## START Given material
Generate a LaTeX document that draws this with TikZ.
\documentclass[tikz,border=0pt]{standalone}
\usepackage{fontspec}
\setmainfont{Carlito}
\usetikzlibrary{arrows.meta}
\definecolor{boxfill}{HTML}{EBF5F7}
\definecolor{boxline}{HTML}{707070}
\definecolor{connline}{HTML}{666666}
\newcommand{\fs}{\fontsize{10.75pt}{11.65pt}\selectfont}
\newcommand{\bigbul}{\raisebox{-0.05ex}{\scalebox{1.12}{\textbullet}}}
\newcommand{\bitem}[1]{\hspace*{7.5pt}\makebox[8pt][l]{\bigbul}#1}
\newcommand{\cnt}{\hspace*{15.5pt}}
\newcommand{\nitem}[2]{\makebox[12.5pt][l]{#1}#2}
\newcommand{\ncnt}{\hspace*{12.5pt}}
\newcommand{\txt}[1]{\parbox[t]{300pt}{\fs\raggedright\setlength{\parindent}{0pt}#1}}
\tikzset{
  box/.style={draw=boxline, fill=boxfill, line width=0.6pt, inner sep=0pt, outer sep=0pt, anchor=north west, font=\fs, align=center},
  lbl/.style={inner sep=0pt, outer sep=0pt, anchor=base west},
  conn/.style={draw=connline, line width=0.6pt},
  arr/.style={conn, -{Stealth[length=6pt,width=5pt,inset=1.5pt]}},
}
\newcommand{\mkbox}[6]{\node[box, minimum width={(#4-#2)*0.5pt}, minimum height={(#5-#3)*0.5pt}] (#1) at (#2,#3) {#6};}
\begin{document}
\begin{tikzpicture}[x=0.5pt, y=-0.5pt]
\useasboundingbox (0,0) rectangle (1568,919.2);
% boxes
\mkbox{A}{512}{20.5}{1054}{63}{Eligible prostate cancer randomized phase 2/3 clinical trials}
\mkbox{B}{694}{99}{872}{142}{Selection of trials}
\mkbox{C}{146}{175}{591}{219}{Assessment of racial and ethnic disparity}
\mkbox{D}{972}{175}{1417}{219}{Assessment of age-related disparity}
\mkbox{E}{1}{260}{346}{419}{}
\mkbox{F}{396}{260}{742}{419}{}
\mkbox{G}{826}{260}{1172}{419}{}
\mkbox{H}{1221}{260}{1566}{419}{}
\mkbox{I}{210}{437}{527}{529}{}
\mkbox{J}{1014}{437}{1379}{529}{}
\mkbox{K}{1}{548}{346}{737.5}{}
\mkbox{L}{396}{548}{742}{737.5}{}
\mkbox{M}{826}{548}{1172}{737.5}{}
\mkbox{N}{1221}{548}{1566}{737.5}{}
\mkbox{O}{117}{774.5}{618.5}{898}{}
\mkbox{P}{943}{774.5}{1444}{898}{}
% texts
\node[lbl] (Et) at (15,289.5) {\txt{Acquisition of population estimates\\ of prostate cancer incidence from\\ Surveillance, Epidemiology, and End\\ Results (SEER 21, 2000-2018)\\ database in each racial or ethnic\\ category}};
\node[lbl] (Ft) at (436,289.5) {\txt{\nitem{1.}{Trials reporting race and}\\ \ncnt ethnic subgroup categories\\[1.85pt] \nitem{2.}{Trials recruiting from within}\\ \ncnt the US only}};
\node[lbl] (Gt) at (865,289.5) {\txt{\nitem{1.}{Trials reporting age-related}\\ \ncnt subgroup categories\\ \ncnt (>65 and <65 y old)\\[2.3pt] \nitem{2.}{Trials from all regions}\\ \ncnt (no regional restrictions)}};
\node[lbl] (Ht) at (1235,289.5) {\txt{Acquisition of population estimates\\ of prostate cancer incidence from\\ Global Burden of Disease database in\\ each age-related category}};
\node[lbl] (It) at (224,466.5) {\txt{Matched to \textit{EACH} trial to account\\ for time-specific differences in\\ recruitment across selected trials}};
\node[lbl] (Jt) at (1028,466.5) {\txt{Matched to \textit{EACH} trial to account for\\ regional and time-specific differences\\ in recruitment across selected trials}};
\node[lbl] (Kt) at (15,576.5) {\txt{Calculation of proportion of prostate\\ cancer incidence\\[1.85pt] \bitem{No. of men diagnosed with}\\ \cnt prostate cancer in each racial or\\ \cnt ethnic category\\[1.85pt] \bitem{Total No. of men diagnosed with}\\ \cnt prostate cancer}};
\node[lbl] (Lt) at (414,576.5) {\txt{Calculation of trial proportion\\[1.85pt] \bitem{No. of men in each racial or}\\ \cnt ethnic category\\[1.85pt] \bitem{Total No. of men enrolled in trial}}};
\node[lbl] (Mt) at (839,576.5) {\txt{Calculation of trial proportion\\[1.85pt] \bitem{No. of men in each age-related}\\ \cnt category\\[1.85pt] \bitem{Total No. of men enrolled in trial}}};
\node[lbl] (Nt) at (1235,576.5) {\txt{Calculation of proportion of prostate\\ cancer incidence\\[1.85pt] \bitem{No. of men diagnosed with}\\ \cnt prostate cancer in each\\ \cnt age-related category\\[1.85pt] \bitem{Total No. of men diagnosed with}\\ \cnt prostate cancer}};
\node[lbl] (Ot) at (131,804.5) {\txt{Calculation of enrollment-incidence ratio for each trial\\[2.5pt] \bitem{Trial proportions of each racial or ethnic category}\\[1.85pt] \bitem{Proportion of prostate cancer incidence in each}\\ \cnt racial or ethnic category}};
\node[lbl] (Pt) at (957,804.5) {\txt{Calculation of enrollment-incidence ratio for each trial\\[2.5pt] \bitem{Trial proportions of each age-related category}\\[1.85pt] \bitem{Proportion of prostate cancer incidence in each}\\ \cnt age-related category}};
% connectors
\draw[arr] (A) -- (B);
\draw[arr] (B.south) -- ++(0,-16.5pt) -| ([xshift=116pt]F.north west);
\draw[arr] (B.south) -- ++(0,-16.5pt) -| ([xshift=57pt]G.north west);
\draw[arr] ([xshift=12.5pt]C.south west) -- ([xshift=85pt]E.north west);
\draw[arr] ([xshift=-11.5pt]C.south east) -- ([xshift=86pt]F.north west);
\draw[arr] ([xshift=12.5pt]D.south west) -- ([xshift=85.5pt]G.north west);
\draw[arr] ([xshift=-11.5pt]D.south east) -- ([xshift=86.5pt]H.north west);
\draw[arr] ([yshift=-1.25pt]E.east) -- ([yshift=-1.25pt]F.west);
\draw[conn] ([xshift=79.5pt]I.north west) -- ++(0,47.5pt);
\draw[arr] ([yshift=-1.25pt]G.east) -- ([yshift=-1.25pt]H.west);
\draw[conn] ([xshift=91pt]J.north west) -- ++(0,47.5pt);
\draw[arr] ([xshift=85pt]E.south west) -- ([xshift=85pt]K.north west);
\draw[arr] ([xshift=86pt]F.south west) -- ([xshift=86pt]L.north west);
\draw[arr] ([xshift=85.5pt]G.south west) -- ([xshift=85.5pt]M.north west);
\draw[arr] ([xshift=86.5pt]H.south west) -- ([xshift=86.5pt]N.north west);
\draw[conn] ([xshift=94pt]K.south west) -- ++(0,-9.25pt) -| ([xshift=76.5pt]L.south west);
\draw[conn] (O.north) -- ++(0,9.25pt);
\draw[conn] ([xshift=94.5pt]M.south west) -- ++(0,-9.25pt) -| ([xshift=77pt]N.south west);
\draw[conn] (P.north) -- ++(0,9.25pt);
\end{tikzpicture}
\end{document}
## END Given material
_Given request_. Copy out the full listing exactly.

_Solution for this problem_.
Generate a LaTeX document that draws this with TikZ.
\documentclass[tikz,border=0pt]{standalone}
\usepackage{fontspec}
\setmainfont{Carlito}
\usetikzlibrary{arrows.meta}
\definecolor{boxfill}{HTML}{EBF5F7}
\definecolor{boxline}{HTML}{707070}
\definecolor{connline}{HTML}{666666}
\newcommand{\fs}{\fontsize{10.75pt}{11.65pt}\selectfont}
\newcommand{\bigbul}{\raisebox{-0.05ex}{\scalebox{1.12}{\textbullet}}}
\newcommand{\bitem}[1]{\hspace*{7.5pt}\makebox[8pt][l]{\bigbul}#1}
\newcommand{\cnt}{\hspace*{15.5pt}}
\newcommand{\nitem}[2]{\makebox[12.5pt][l]{#1}#2}
\newcommand{\ncnt}{\hspace*{12.5pt}}
\newcommand{\txt}[1]{\parbox[t]{300pt}{\fs\raggedright\setlength{\parindent}{0pt}#1}}
\tikzset{
  box/.style={draw=boxline, fill=boxfill, line width=0.6pt, inner sep=0pt, outer sep=0pt, anchor=north west, font=\fs, align=center},
  lbl/.style={inner sep=0pt, outer sep=0pt, anchor=base west},
  conn/.style={draw=connline, line width=0.6pt},
  arr/.style={conn, -{Stealth[length=6pt,width=5pt,inset=1.5pt]}},
}
\newcommand{\mkbox}[6]{\node[box, minimum width={(#4-#2)*0.5pt}, minimum height={(#5-#3)*0.5pt}] (#1) at (#2,#3) {#6};}
\begin{document}
\begin{tikzpicture}[x=0.5pt, y=-0.5pt]
\useasboundingbox (0,0) rectangle (1568,919.2);
% boxes
\mkbox{A}{512}{20.5}{1054}{63}{Eligible prostate cancer randomized phase 2/3 clinical trials}
\mkbox{B}{694}{99}{872}{142}{Selection of trials}
\mkbox{C}{146}{175}{591}{219}{Assessment of racial and ethnic disparity}
\mkbox{D}{972}{175}{1417}{219}{Assessment of age-related disparity}
\mkbox{E}{1}{260}{346}{419}{}
\mkbox{F}{396}{260}{742}{419}{}
\mkbox{G}{826}{260}{1172}{419}{}
\mkbox{H}{1221}{260}{1566}{419}{}
\mkbox{I}{210}{437}{527}{529}{}
\mkbox{J}{1014}{437}{1379}{529}{}
\mkbox{K}{1}{548}{346}{737.5}{}
\mkbox{L}{396}{548}{742}{737.5}{}
\mkbox{M}{826}{548}{1172}{737.5}{}
\mkbox{N}{1221}{548}{1566}{737.5}{}
\mkbox{O}{117}{774.5}{618.5}{898}{}
\mkbox{P}{943}{774.5}{1444}{898}{}
% texts
\node[lbl] (Et) at (15,289.5) {\txt{Acquisition of population estimates\\ of prostate cancer incidence from\\ Surveillance, Epidemiology, and End\\ Results (SEER 21, 2000-2018)\\ database in each racial or ethnic\\ category}};
\node[lbl] (Ft) at (436,289.5) {\txt{\nitem{1.}{Trials reporting race and}\\ \ncnt ethnic subgroup categories\\[1.85pt] \nitem{2.}{Trials recruiting from within}\\ \ncnt the US only}};
\node[lbl] (Gt) at (865,289.5) {\txt{\nitem{1.}{Trials reporting age-related}\\ \ncnt subgroup categories\\ \ncnt (>65 and <65 y old)\\[2.3pt] \nitem{2.}{Trials from all regions}\\ \ncnt (no regional restrictions)}};
\node[lbl] (Ht) at (1235,289.5) {\txt{Acquisition of population estimates\\ of prostate cancer incidence from\\ Global Burden of Disease database in\\ each age-related category}};
\node[lbl] (It) at (224,466.5) {\txt{Matched to \textit{EACH} trial to account\\ for time-specific differences in\\ recruitment across selected trials}};
\node[lbl] (Jt) at (1028,466.5) {\txt{Matched to \textit{EACH} trial to account for\\ regional and time-specific differences\\ in recruitment across selected trials}};
\node[lbl] (Kt) at (15,576.5) {\txt{Calculation of proportion of prostate\\ cancer incidence\\[1.85pt] \bitem{No. of men diagnosed with}\\ \cnt prostate cancer in each racial or\\ \cnt ethnic category\\[1.85pt] \bitem{Total No. of men diagnosed with}\\ \cnt prostate cancer}};
\node[lbl] (Lt) at (414,576.5) {\txt{Calculation of trial proportion\\[1.85pt] \bitem{No. of men in each racial or}\\ \cnt ethnic category\\[1.85pt] \bitem{Total No. of men enrolled in trial}}};
\node[lbl] (Mt) at (839,576.5) {\txt{Calculation of trial proportion\\[1.85pt] \bitem{No. of men in each age-related}\\ \cnt category\\[1.85pt] \bitem{Total No. of men enrolled in trial}}};
\node[lbl] (Nt) at (1235,576.5) {\txt{Calculation of proportion of prostate\\ cancer incidence\\[1.85pt] \bitem{No. of men diagnosed with}\\ \cnt prostate cancer in each\\ \cnt age-related category\\[1.85pt] \bitem{Total No. of men diagnosed with}\\ \cnt prostate cancer}};
\node[lbl] (Ot) at (131,804.5) {\txt{Calculation of enrollment-incidence ratio for each trial\\[2.5pt] \bitem{Trial proportions of each racial or ethnic category}\\[1.85pt] \bitem{Proportion of prostate cancer incidence in each}\\ \cnt racial or ethnic category}};
\node[lbl] (Pt) at (957,804.5) {\txt{Calculation of enrollment-incidence ratio for each trial\\[2.5pt] \bitem{Trial proportions of each age-related category}\\[1.85pt] \bitem{Proportion of prostate cancer incidence in each}\\ \cnt age-related category}};
% connectors
\draw[arr] (A) -- (B);
\draw[arr] (B.south) -- ++(0,-16.5pt) -| ([xshift=116pt]F.north west);
\draw[arr] (B.south) -- ++(0,-16.5pt) -| ([xshift=57pt]G.north west);
\draw[arr] ([xshift=12.5pt]C.south west) -- ([xshift=85pt]E.north west);
\draw[arr] ([xshift=-11.5pt]C.south east) -- ([xshift=86pt]F.north west);
\draw[arr] ([xshift=12.5pt]D.south west) -- ([xshift=85.5pt]G.north west);
\draw[arr] ([xshift=-11.5pt]D.south east) -- ([xshift=86.5pt]H.north west);
\draw[arr] ([yshift=-1.25pt]E.east) -- ([yshift=-1.25pt]F.west);
\draw[conn] ([xshift=79.5pt]I.north west) -- ++(0,47.5pt);
\draw[arr] ([yshift=-1.25pt]G.east) -- ([yshift=-1.25pt]H.west);
\draw[conn] ([xshift=91pt]J.north west) -- ++(0,47.5pt);
\draw[arr] ([xshift=85pt]E.south west) -- ([xshift=85pt]K.north west);
\draw[arr] ([xshift=86pt]F.south west) -- ([xshift=86pt]L.north west);
\draw[arr] ([xshift=85.5pt]G.south west) -- ([xshift=85.5pt]M.north west);
\draw[arr] ([xshift=86.5pt]H.south west) -- ([xshift=86.5pt]N.north west);
\draw[conn] ([xshift=94pt]K.south west) -- ++(0,-9.25pt) -| ([xshift=76.5pt]L.south west);
\draw[conn] (O.north) -- ++(0,9.25pt);
\draw[conn] ([xshift=94.5pt]M.south west) -- ++(0,-9.25pt) -| ([xshift=77pt]N.south west);
\draw[conn] (P.north) -- ++(0,9.25pt);
\end{tikzpicture}
\end{document}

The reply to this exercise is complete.